STEPHEN Hester is hopeful customers of Royal Bank of Scotland will soon start to perceive it as a "normal" financial institution again.

The 51 year-old believes that since he became chief executive in November 2008 the bank has been taken from "sub-par" to performing in line with other similar businesses.

And while he is expecting a "tough slog" of a recovery he is hopeful the major parts of the turnaround of RBS remain on course to be completed by the end of next year.

Mr Hester, who will be meeting bank customers in Glasgow today, said: "The coming years will be about taking these ongoing businesses and making them more than healthy, making them really good so we can be a really good bank.

"Of course that is something that will take us many years.

"As the restructuring phase goes away people will be able to see us more like a normal bank.

"Some of the disfiguring big numbers of losses will be taken away and we will be able to see more clearly what we already do to support our customers and the improvements we intend to make.

"I hope that in turn will provide the opportunity for the Government to use taxpayers' money more productively than having it tied up in our shares and that privatisation will take place."

The issue of the timing of the sale of the Government-owned stake is, Mr Hester says, one for the political leaders.

However, he is adamant that when the day comes it will be a "terrific" signal of recovery in the economy.

He said: "These are gargantuan sums of money that taxpayers have had tied up in a bank that are better either to be given back to taxpayers or used in whatever way taxpayers prefer for it to be productive in the economy."

This year RBS has repaid the near £200 billion of the emergency liquidity support it took during the financial crisis.

Mr Hester also hopes to shortly announce RBS's exit from the asset protection scheme.

The £300bn of insurance provided by the UK Government has not been needed but the public purse will record a £2.5bn profit from offering the scheme to the bank.

Mr Hester said: "These are really big moves in helping the Government redeploy its money away from things to do with banking while we deploy our money to things to do with banking and supporting our customers."

Without any trace of self-pity Mr Hester, sitting in an RBS office in St Andrew Square in Edinburgh, admits his job can be difficult.

The tens of thousands of people made redundant by RBS in the past four years is a human cost to the major restructuring which has seen the bank's balance sheet shrink by more than £700bn.

He said: "I don't think toughness is restricted to the size of enterprise you manage.

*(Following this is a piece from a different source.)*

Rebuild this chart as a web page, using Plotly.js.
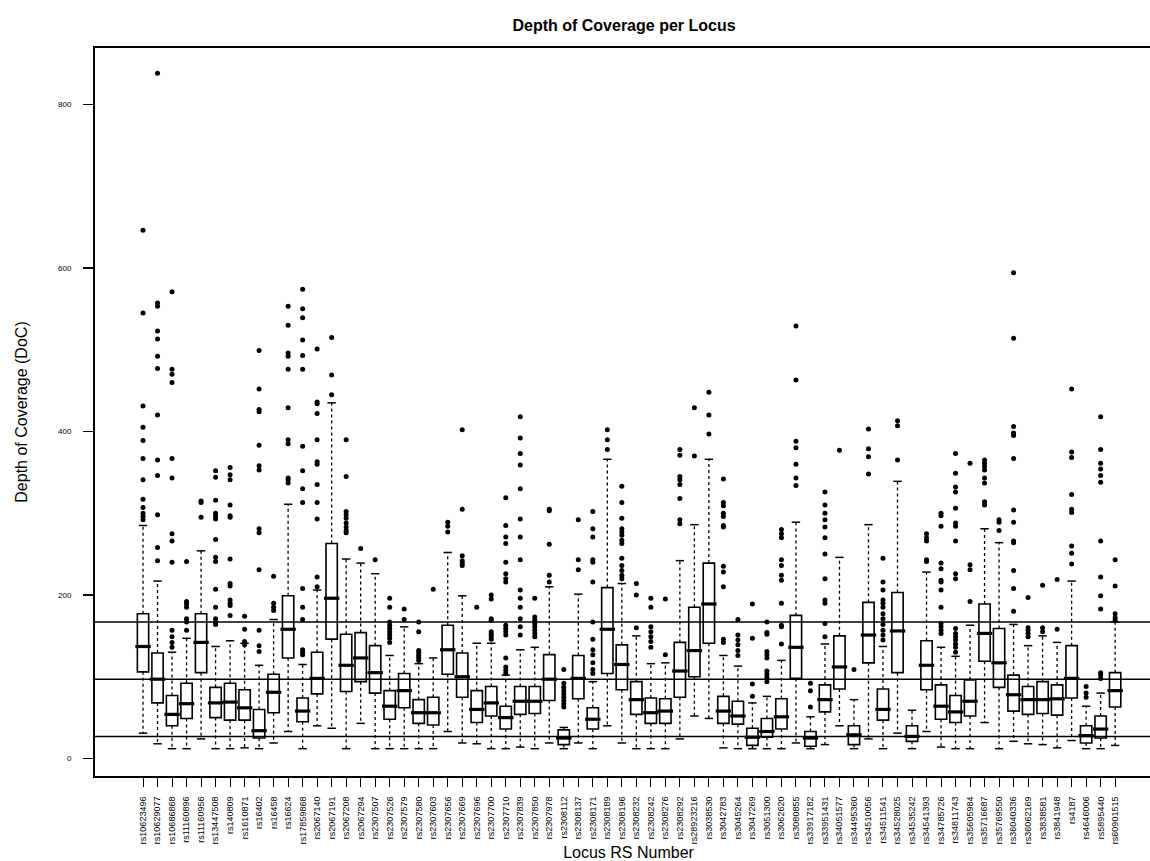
<!DOCTYPE html>
<html>
<head>
<meta charset="utf-8">
<script src="https://cdn.plot.ly/plotly-3.0.1.min.js"></script>
<style>html,body{margin:0;padding:0;background:#fff;overflow:hidden;width:1150px;height:861px;}#chart{width:1162px;height:861px;}</style>
</head>
<body>
<div id="chart"></div>
<script>
var loci = ["rs10623496","rs10629077","rs10686868","rs11160896","rs11160956","rs13447508","rs140809","rs1610871","rs16402","rs16458","rs16624","rs17859868","rs2067140","rs2067191","rs2067208","rs2067294","rs2307507","rs2307526","rs2307579","rs2307580","rs2307603","rs2307656","rs2307669","rs2307696","rs2307700","rs2307710","rs2307839","rs2307850","rs2307978","rs2308112","rs2308137","rs2308171","rs2308189","rs2308196","rs2308232","rs2308242","rs2308276","rs2308292","rs28923216","rs3038530","rs3042783","rs3045264","rs3047269","rs3051300","rs3062620","rs3080855","rs33917182","rs33951431","rs34051577","rs34495360","rs34510056","rs34511541","rs34528025","rs34535242","rs34541393","rs34785726","rs34811743","rs35605984","rs35716687","rs35769550","rs36040336","rs36062169","rs3838581","rs3841948","rs4187","rs4646006","rs5895440","rs60901515"];

var lowerWhisker = [31,18,12,12,24,12,12,13,12,19,33,12,40,37,12,43,12,12,12,12,12,33,19,18,12,12,14,12,19,12,19,12,40,19,12,12,12,24,52,49,13,12,12,12,12,19,12,17,40,12,24,12,31,12,33,14,12,12,44,12,21,18,17,13,22,12,12,16];
var q1 = [106,68,40,49,105,50,47,47,25,56,123,45,79,146,82,94,80,48,62,43,41,103,75,44,52,36,54,55,71,17,73,36,104,84,54,43,43,75,100,141,43,42,16,26,36,98,15,57,85,17,117,47,105,21,84,48,44,52,119,87,58,54,55,53,74,19,25,63];
var median = [137,97,54,67,142,68,69,62,34,81,158,58,98,196,114,123,105,64,83,56,56,133,100,60,68,50,70,70,97,25,98,48,158,115,72,56,58,107,132,189,58,52,26,33,51,136,25,72,112,29,151,60,156,27,114,64,57,70,153,117,78,72,72,73,98,28,36,83];
var q3 = [177,129,77,92,177,87,92,84,60,103,199,74,130,263,152,154,138,83,104,72,75,163,129,83,88,64,88,88,127,35,126,62,209,139,94,74,73,142,185,239,76,70,37,49,73,175,33,90,150,40,191,85,203,40,144,90,77,96,189,159,102,88,94,90,138,40,52,105];
var upperWhisker = [285,217,130,147,254,137,144,141,114,170,311,115,206,435,244,239,226,126,161,116,123,252,199,141,141,102,133,136,210,38,201,94,366,214,150,116,117,242,286,366,126,113,68,76,120,289,51,140,246,72,286,137,339,59,228,136,125,163,281,264,164,138,150,142,217,64,80,167];
var outliers = [
 [646,545,431,405,389,367,341,317,307,300,296,292],
 [838,557,553,523,513,492,477,420,365,346,298,258,242],
 [571,476,470,460,367,343,275,266,240,157,149,142,136],
 [241,192,189,185,171,167,157],
 [315,313,295],
 [352,344,316,300,296,293,268,246,241,207,185,171,167,164],
 [356,347,341,310,297,295,244,214,211,194,190,187,175],
 [174,158,143,139],
 [499,452,427,424,383,358,353,281,276,231,157,138,131],
 [223,190,185,181],
 [553,530,496,492,476,429,390,385,343,341,337],
 [574,550,539,512,493,476,382,352,330,313,208,185,170,133,130,127],
 [501,436,434,422,390,363,360,335,313,293,222,210],
 [515,469,445],
 [390,345,302,298,294,288,283,279,276],
 [257],
 [243],
 [196,185,167,163,159,155,151,147,142],
 [183,170],
 [167,155,132,129,126,123,120],
 [207],
 [289,284,277],
 [402,305,248,242,239,236],
 [185],
 [200,195,171,169,155,152,149,146],
 [319,285,271,263,240,226,220,216,163,159,155,151,123,112,108,104],
 [418,392,373,359,330,293,271,243,206,196,185,171,161,151],
 [196,173,169,165,161,157,153,149],
 [305,303,262,224,216],
 [109,92,87,83,79,75,71,67,63],
 [292,243,231],
 [302,281,271,243,240,216,167,146,133,127,117,109,104],
 [402,390,378],
 [333,313,294,281,277,273,267,263,245,236,230,224,220],
 [214,200,160],
 [196,185,161,155,149,143,136],
 [195,127],
 [378,371,345,341,335,318,292,287],
 [429,370],
 [448,420,397],
 [342,313,309,300,296,285,283,235,228,210,146,142],
 [170,151,145,139,132,126],
 [189,147,91,76],
 [167,154,152,131,127,123,107,103,99,94],
 [280,275,270,243,236,224,218,190,163,161,140],
 [529,463,388,380,360,343,334],
 [92,83,63],
 [326,310,300,292,283,270,250,220,194,190,165,149],
 [377],
 [109],
 [403,379,369,348],
 [245,216,206,194,190,185,177,171,164,157,151,145],
 [413,407,365],
 [],
 [275,270,266,243,241],
 [300,297,284,239,232,218,216,206,185,165,161,157,153],
 [373,349,332,326,306,288,284,266,226,220,159,153,149,145,140,136,130],
 [361,237,231,192],
 [365,361,357,353,343,337,314,310],
 [292,289,279],
 [594,514,406,398,395,367,304,289,266,264,230,208,180],
 [197,160,157,153,149],
 [212,160,155],
 [219,158],
 [452,375,368,323,305,301,260,251,238],
 [88,80,75],
 [418,378,361,354,346,338,266,222,199,183,105,102,98],
 [243,211,177,172,169]
];
var referenceLines = [27, 97, 167];
var yTicks = [0, 200, 400, 600, 800];

// build derived trace arrays
var whiskX = [], whiskY = [];
var capX = [], capY = [];
var outX = [], outY = [];
for (var i = 0; i < loci.length; i++) {
  whiskX.push(loci[i], loci[i], null, loci[i], loci[i], null);
  whiskY.push(q3[i], upperWhisker[i], null, q1[i], lowerWhisker[i], null);
  capX.push(loci[i], loci[i]);
  capY.push(upperWhisker[i], lowerWhisker[i]);
  for (var j = 0; j < outliers[i].length; j++) {
    outX.push(loci[i]);
    outY.push(outliers[i][j]);
  }
}

var traces = [
  {
    type: 'box', x: loci, q1: q1, median: median, q3: q3,
    lowerfence: q1, upperfence: q3,
    boxpoints: false, width: 0.78, whiskerwidth: 0,
    fillcolor: '#ffffff', line: {color: '#000000', width: 1.6},
    hoverinfo: 'skip', showlegend: false
  },
  {
    type: 'scatter', mode: 'lines', x: whiskX, y: whiskY,
    line: {color: '#000000', width: 1.3, dash: '3px,3px'},
    connectgaps: false, hoverinfo: 'skip', showlegend: false
  },
  {
    type: 'scatter', mode: 'markers', x: capX, y: capY,
    marker: {symbol: 'line-ew', size: 6, color: '#000000', line: {color: '#000000', width: 1.5}},
    hoverinfo: 'skip', showlegend: false
  },
  {
    type: 'scatter', mode: 'markers', x: loci, y: median,
    marker: {symbol: 'line-ew', size: 11, color: '#000000', line: {color: '#000000', width: 3.2}},
    hoverinfo: 'skip', showlegend: false
  },
  {
    type: 'scatter', mode: 'markers', x: outX, y: outY,
    marker: {symbol: 'circle', size: 5, color: '#000000'},
    hoverinfo: 'skip', showlegend: false
  }
];

var shapes = referenceLines.map(function (v) {
  return {type: 'line', xref: 'paper', x0: 0, x1: 1, yref: 'y', y0: v, y1: v,
          line: {color: '#000000', width: 1.6}};
});

var layout = {
  width: 1162, height: 861,
  margin: {l: 95, r: 0, t: 48, b: 85},
  paper_bgcolor: '#ffffff', plot_bgcolor: '#ffffff',
  font: {family: 'Liberation Sans, Arial, sans-serif', color: '#000000'},
  title: {text: '<b>Depth of Coverage per Locus</b>', xref: 'paper', x: 0.4958, xanchor: 'center',
          y: 0.97, yanchor: 'middle', font: {size: 16, color: '#000000'}},
  xaxis: {
    type: 'category', range: [-3.31, 70.23], autorange: false,
    showline: true, mirror: true, linecolor: '#000000', linewidth: 2,
    ticks: 'outside', ticklen: 9, tickwidth: 1, tickcolor: '#000000',
    ticklabelstandoff: 6,
    tickangle: -90, tickfont: {size: 9, color: '#000000'},
    showgrid: false, zeroline: false,
    title: {text: 'Locus RS Number', font: {size: 16, color: '#000000'}, standoff: 2}
  },
  yaxis: {
    range: [-21.4, 869], autorange: false,
    tickvals: yTicks, ticktext: yTicks.map(String),
    showline: true, linecolor: '#000000', linewidth: 2,
    ticks: 'outside', ticklen: 10, tickwidth: 1.2, tickcolor: '#000000',
    ticklabelstandoff: 10,
    tickfont: {size: 8, color: '#000000'},
    showgrid: false, zeroline: false,
    title: {text: 'Depth of Coverage (DoC)', font: {size: 16, color: '#000000'}, standoff: 26}
  },
  shapes: shapes,
  showlegend: false
};

Plotly.newPlot('chart', traces, layout, {displayModeBar: false, staticPlot: true});
</script>
</body>
</html>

You can have a good or bad day whatever you do in life and have things you worry about.

"We went for a period when we were an unsuccessful business so that meant we had to shrink and we employed less people.

"We also have a duty if we are to serve our customers well to make our services affordable and that means we have to be efficient.

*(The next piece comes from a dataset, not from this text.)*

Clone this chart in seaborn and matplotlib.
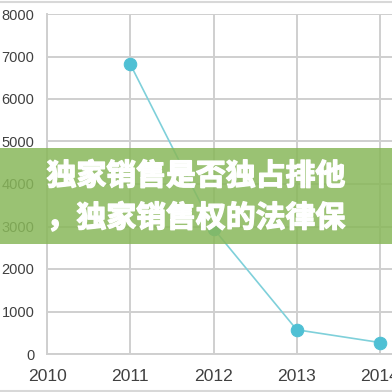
import matplotlib
matplotlib.use("Agg")
import matplotlib.pyplot as plt
import matplotlib.patheffects as pe
import seaborn as sns
import pandas as pd
from matplotlib.patches import Rectangle

# Yearly values
years = [2011, 2012, 2013, 2014]
values = [6820, 2950, 570, 270]
x_ticks = [2010, 2011, 2012, 2013, 2014]
y_ticks = [0, 1000, 2000, 3000, 4000, 5000, 6000, 7000, 8000]
title_lines = ["独家销售是否独占排他", "，独家销售权的法律保"]

df = pd.DataFrame({"year": years, "value": values})

sns.set_style("white")
plt.rcParams["font.family"] = ["Noto Sans CJK SC", "DejaVu Sans"]

fig = plt.figure(figsize=(3.92, 3.92), dpi=100)
ax = fig.add_axes([47 / 392, 1 - 354 / 392, 1 - 47 / 392, 340 / 392])

grid_color = "#cfcfcf"
ax.set_xlim(2010, 2014 + 12 / 83.25)
ax.set_ylim(0, 8000)
ax.set_xticks(x_ticks)
ax.set_yticks(y_ticks)
ax.grid(True, color=grid_color, linewidth=1.4)
ax.set_axisbelow(True)

sns.lineplot(data=df, x="year", y="value", ax=ax, color="#7fd0da",
             linewidth=1.2, marker="o", markersize=9,
             markerfacecolor="#4fc0d4", markeredgecolor="#4fc0d4", zorder=3)

ax.set_xlabel("")
ax.set_ylabel("")
for side in ("top", "right"):
    ax.spines[side].set_visible(False)
for side in ("left", "bottom"):
    ax.spines[side].set_color(grid_color)
    ax.spines[side].set_linewidth(1.4)

ax.tick_params(axis="both", length=0, colors="#404040")
ax.tick_params(axis="x", pad=11, labelsize=12.6)
ax.tick_params(axis="y", pad=9, labelsize=10.5)
ax.set_xticklabels([str(t) for t in x_ticks], family="Liberation Sans")
ax.set_yticklabels([str(t) for t in y_ticks], family="Liberation Sans")

# Thin frame lines at the top and bottom edges of the figure
fig.add_artist(plt.Line2D([0, 1], [1 - 1.5 / 392, 1 - 1.5 / 392],
                          transform=fig.transFigure, color="#d8d8d8", linewidth=1.5))
fig.add_artist(plt.Line2D([0, 1], [1.5 / 392, 1.5 / 392],
                          transform=fig.transFigure, color="#d8d8d8", linewidth=1.5))

# Green title banner across the middle
fig.add_artist(Rectangle((0, 1 - 244 / 392), 1, 96 / 392, transform=fig.transFigure,
                         facecolor="#89b85a", alpha=0.85, edgecolor="none", zorder=5))
heavy = [pe.withStroke(linewidth=1.0, foreground="white")]
fig.text(0.5, 1 - 176 / 392, title_lines[0], ha="center", va="center",
         fontsize=21.5, fontweight="bold", color="white", zorder=6, path_effects=heavy)
fig.text(0.5, 1 - 218 / 392, title_lines[1], ha="center", va="center",
         fontsize=21.5, fontweight="bold", color="white", zorder=6, path_effects=heavy)

fig.savefig("out.png", dpi=100)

"All of us have to juggle challenges. As far as I can see the best way through is if you serve your customers as well as possible they will do more business with you and then you will be an expanding rather than a shrinking business. That is the point when we get to employ more people."

During his visit to the Scottish capital Mr Hester met with entrepreneur Elizabeth 'Liggy' Morgan who set up her cupcake-making business, Liggy's Cakes, in 2007 and who now has one shop in Edinburgh and one in Bearsden.

Mr Hester said it was always inspiring to meet young people bursting with ideas and who had set up their own business.

RBS also announced it was investing £1 million over the next three years in funding and mentoring of younger entrepreneurs.

Initiatives include extending a partnership with The Prince's Trust, additional support for Youth Business Scotland, a new three-year agreement with the Entrepreneurial Spark organisation and an extension of funding to the RBS university enterprise programme.

Mr Hester said: "Big businesses start from small ones so this showcases what we do to help others help small businesses as well as helping them directly and also increases what we do in that area."

Almost four years in to his tenure at RBS, Mr Hester, 51, remains fully focused on restoring the bank's reputation although he is under no illusions it will be easy.

He added: "I've always thought there was a really good bank that could come out of a bad situation. That is what has given me and all my colleagues around the bank the energy and fortitude to come through bad times.

"That said I think it would be wrong to think we are out of the difficult times. We are still in a difficult moment for society and economies.

"Even if the economy recovers, as I believe it will, I think there will be months and possibly years where it will feel a bit like hard work along that path.

"It is not likely to be an environment where we are likely to be springing free and saying how wonderful it is our problems have disappeared."